On May 21, 1927, Charles A. Lindbergh completed the first solo nonstop transatlantic flight in history, flying his Ryan NYP Spirit of St. Louis 5,810 kilometers (3,610 miles) between Roosevelt Field on Long Island, New York, and Paris, France, in 33 hours, 30 minutes. With this flight, Lindbergh won the $25,000 prize offered by New York hotel owner Raymond Orteig to the first aviator to fly an aircraft directly across the Atlantic between New York and Paris. When he landed at Le Bourget Field in Paris, Lindbergh became a world hero who would remain in the public eye for decades. Development began based on a standard Ryan M-2, with Donald A. Hall as principal designer. Certain modifications to the basic high-wing, strut-braced monoplane design had to be made because of the nature of the flight. The wingspan was increased by 10 feet and the structural members of the fuselage and wing cellule were redesigned to accommodate the greater fuel load. Plywood was fitted along the leading edge of the wings. The fuselage design followed that of a standard M-2 except that it was lengthened 2 feet. The cockpit was moved further to the rear for safety and the engine was moved forward for balance, thus permitting the fuel tank to be installed at the center of gravity. The pilot could see forward only by means of a periscope or by turning the aircraft to look out of a side window. A Wright Whirlwind J-5C engine supplied the power.
Late in April 1927 the work on the aircraft was completed. It was painted silver and carried registration number N-X-21 1, which, with all other lettering on the plane, was painted in black. Lindbergh made several test flights, and then flew the aircraft from San Diego to New York on May 10—12, making only one stop, at St. Louis. His flight time of 21 hours, 40 minutes set a new transcontinental record.
After waiting several days in New York for favorable weather, Lindbergh took off for Paris alone, on the morning of May 20, 1927. Thirty-three hours, 30 minutes, and 3,610 miles later he landed safely at Le Bourget Field, near Paris, where he was greeted by a wildly enthusiastic crowd of 100,000.

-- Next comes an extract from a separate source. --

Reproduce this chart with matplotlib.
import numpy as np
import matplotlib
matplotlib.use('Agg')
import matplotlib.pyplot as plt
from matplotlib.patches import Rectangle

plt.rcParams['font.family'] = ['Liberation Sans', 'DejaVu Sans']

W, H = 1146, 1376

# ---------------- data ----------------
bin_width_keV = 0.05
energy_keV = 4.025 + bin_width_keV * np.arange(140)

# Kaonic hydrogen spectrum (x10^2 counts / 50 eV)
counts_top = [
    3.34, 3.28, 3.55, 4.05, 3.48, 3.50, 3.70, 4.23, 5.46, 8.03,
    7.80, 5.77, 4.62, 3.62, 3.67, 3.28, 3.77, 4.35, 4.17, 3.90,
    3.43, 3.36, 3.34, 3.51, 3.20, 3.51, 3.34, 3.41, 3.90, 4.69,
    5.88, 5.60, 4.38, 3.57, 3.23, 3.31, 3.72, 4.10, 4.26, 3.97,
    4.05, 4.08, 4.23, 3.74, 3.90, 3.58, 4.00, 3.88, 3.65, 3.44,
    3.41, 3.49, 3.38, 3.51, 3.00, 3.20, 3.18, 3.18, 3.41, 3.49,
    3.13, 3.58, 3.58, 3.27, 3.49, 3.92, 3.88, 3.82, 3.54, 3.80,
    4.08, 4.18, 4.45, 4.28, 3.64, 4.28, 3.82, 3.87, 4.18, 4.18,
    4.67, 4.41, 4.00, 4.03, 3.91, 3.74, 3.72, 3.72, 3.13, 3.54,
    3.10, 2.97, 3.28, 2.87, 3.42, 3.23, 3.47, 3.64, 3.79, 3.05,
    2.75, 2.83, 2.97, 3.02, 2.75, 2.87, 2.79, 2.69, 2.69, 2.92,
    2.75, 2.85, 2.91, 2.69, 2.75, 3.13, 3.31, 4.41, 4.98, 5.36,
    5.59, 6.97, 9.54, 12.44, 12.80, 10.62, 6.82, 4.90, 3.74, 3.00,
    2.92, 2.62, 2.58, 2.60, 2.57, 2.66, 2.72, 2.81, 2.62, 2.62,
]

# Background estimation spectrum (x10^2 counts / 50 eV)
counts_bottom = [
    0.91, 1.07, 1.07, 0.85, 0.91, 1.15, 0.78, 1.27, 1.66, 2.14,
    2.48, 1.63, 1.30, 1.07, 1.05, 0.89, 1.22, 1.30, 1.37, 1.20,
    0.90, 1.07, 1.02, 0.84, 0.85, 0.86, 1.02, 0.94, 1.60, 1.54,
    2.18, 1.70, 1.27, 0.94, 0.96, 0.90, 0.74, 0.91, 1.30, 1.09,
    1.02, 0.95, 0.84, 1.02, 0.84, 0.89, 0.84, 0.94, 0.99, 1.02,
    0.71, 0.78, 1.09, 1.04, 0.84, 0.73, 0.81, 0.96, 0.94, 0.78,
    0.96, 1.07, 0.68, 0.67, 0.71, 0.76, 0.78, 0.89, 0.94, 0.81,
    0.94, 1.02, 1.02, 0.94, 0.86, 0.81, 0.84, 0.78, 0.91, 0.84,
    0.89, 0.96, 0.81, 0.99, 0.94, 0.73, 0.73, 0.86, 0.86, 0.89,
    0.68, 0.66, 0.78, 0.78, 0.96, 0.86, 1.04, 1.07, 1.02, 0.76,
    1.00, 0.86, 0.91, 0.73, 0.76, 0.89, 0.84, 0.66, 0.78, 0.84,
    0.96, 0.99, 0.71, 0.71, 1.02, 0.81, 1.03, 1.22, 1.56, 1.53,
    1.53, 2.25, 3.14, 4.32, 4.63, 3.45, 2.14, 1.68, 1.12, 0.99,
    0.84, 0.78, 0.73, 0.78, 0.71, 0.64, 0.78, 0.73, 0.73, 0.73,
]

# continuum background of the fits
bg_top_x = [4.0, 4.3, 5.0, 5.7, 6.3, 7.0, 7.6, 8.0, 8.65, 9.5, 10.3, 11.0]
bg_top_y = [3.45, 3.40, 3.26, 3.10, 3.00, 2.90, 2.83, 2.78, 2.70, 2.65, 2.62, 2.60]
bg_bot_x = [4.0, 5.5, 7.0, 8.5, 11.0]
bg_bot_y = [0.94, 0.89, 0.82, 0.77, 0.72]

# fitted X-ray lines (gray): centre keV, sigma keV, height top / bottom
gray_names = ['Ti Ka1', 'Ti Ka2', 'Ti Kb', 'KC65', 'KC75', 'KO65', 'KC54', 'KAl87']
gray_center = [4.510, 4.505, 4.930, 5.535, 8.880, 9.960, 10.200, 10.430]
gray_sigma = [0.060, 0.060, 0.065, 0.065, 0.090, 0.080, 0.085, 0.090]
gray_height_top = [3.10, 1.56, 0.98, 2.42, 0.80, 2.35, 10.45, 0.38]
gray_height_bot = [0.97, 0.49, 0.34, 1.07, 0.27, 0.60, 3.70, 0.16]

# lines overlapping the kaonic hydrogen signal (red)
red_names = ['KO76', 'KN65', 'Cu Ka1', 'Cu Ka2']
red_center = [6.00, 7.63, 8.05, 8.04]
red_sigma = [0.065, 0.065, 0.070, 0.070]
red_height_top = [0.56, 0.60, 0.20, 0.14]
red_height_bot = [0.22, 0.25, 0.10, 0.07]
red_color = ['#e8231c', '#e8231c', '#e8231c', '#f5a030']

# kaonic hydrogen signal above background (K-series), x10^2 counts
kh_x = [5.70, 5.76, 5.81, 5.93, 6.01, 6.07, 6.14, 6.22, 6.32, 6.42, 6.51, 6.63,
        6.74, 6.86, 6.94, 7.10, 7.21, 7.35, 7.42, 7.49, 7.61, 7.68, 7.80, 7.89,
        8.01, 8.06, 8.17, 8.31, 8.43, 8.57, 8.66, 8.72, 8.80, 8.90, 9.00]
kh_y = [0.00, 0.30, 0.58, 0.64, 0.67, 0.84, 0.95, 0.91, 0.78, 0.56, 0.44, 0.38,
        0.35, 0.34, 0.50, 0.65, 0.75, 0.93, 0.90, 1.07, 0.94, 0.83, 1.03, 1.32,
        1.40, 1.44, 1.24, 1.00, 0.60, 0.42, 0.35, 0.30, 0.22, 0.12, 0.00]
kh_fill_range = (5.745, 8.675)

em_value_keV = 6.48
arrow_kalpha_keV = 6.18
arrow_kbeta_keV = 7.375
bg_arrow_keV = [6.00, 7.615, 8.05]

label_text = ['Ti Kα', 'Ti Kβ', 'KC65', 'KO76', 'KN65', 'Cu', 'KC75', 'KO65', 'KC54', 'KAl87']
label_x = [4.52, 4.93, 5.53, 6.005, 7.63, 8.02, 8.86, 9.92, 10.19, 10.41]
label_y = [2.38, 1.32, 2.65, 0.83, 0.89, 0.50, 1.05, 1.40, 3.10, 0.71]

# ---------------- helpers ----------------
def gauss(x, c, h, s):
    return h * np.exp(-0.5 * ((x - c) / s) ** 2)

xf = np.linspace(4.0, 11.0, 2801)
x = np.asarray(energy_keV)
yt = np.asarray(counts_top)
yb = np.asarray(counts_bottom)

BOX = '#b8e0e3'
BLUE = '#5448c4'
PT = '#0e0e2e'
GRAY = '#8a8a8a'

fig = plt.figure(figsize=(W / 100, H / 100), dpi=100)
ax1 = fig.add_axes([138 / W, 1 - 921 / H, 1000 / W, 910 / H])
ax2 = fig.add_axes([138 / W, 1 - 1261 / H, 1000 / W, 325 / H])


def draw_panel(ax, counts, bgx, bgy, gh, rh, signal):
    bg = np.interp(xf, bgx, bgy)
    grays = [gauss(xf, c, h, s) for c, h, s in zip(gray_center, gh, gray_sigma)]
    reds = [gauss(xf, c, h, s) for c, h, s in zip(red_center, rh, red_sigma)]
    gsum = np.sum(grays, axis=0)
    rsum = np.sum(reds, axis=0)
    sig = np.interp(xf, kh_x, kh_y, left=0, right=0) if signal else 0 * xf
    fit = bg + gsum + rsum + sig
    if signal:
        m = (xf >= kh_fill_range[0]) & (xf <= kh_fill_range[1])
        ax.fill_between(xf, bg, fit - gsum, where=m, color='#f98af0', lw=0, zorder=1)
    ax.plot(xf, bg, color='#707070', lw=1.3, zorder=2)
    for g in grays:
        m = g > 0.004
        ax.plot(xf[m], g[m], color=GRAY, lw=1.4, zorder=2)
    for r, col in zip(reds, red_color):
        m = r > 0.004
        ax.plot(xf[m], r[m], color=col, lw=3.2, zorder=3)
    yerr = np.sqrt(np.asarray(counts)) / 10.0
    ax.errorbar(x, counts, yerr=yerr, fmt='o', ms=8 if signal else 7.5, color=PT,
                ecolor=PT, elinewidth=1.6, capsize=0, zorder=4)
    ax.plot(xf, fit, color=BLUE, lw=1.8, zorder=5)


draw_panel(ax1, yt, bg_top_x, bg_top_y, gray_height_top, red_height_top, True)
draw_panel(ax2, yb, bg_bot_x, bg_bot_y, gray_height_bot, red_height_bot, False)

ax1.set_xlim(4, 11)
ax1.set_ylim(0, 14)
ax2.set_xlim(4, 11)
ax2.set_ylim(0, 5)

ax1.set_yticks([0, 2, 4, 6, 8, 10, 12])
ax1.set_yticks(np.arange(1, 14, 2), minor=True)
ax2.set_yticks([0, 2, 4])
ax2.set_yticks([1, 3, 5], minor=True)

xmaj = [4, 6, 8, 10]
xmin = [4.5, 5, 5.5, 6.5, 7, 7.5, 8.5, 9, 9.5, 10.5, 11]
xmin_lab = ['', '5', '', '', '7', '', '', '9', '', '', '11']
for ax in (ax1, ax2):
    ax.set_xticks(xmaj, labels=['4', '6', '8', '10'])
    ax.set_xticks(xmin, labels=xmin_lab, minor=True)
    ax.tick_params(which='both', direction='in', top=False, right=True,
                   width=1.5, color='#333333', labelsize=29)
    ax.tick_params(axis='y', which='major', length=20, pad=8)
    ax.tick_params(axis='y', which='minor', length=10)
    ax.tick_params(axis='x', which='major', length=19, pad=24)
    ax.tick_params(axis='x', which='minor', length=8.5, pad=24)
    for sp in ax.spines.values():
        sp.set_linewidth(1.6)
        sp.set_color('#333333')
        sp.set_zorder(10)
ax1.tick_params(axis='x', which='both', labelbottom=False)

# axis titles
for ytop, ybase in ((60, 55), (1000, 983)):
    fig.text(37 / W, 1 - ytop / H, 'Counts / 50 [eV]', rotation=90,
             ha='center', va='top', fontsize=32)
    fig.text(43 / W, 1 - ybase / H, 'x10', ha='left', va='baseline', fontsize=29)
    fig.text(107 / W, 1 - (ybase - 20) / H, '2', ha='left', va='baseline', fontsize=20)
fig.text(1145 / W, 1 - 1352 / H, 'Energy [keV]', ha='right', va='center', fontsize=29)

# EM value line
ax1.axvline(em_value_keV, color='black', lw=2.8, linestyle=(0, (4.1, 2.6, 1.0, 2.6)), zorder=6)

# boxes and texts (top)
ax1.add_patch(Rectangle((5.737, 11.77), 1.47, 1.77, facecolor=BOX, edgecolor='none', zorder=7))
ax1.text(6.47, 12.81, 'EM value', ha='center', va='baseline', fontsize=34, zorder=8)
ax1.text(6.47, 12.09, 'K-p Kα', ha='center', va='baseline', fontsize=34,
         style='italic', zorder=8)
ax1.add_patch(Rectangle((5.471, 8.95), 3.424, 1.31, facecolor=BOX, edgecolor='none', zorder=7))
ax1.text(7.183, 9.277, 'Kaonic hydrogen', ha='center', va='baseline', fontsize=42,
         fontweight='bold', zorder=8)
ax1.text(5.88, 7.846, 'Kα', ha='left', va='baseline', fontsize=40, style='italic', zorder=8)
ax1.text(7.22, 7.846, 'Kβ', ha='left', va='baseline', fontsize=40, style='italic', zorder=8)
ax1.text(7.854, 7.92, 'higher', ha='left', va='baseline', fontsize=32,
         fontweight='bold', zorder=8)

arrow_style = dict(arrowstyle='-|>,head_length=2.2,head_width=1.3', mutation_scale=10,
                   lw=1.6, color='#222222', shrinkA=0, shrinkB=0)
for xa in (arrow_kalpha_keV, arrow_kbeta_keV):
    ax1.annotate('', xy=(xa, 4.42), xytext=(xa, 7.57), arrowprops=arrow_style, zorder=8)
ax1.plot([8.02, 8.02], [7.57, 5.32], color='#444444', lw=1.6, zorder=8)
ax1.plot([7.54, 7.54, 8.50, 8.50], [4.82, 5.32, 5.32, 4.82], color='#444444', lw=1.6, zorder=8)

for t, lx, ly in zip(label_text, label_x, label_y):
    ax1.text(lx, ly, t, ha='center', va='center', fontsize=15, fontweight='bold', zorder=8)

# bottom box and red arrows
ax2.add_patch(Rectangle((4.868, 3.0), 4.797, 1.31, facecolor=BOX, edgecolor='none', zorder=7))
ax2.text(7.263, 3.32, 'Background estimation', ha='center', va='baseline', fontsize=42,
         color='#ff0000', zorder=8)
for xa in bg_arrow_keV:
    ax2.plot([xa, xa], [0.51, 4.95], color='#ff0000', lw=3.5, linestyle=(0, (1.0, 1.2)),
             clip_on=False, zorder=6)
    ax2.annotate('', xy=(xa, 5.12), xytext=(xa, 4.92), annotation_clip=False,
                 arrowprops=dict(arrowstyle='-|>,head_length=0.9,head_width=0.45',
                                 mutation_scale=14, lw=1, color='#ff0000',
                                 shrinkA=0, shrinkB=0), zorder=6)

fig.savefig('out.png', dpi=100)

Lindbergh and the Spirit of St Louis returned to the United States aboard the U.S.S. Memphis on June 11. He received tumultuous welcomes in Washington, D.C. and New York City. From July 20 until October 23 of that year he took the famous plane on a tour of the United States. Then, on December 13, he and the Spirit of St. Louis flew nonstop from Washington to Mexico City; through Central America, Colombia, Venezuela, Puerto Rico; and nonstop from Havana to St. Louis. Beginning in Mexico City, flags of the countries he visited were painted on both sides of the cowling.
On April 30, 1928, the Spirit of St. Louis made its final flight—from St. Louis to Washington, D.C where Lindbergh presented the aircraft to the Smithsonian Institution.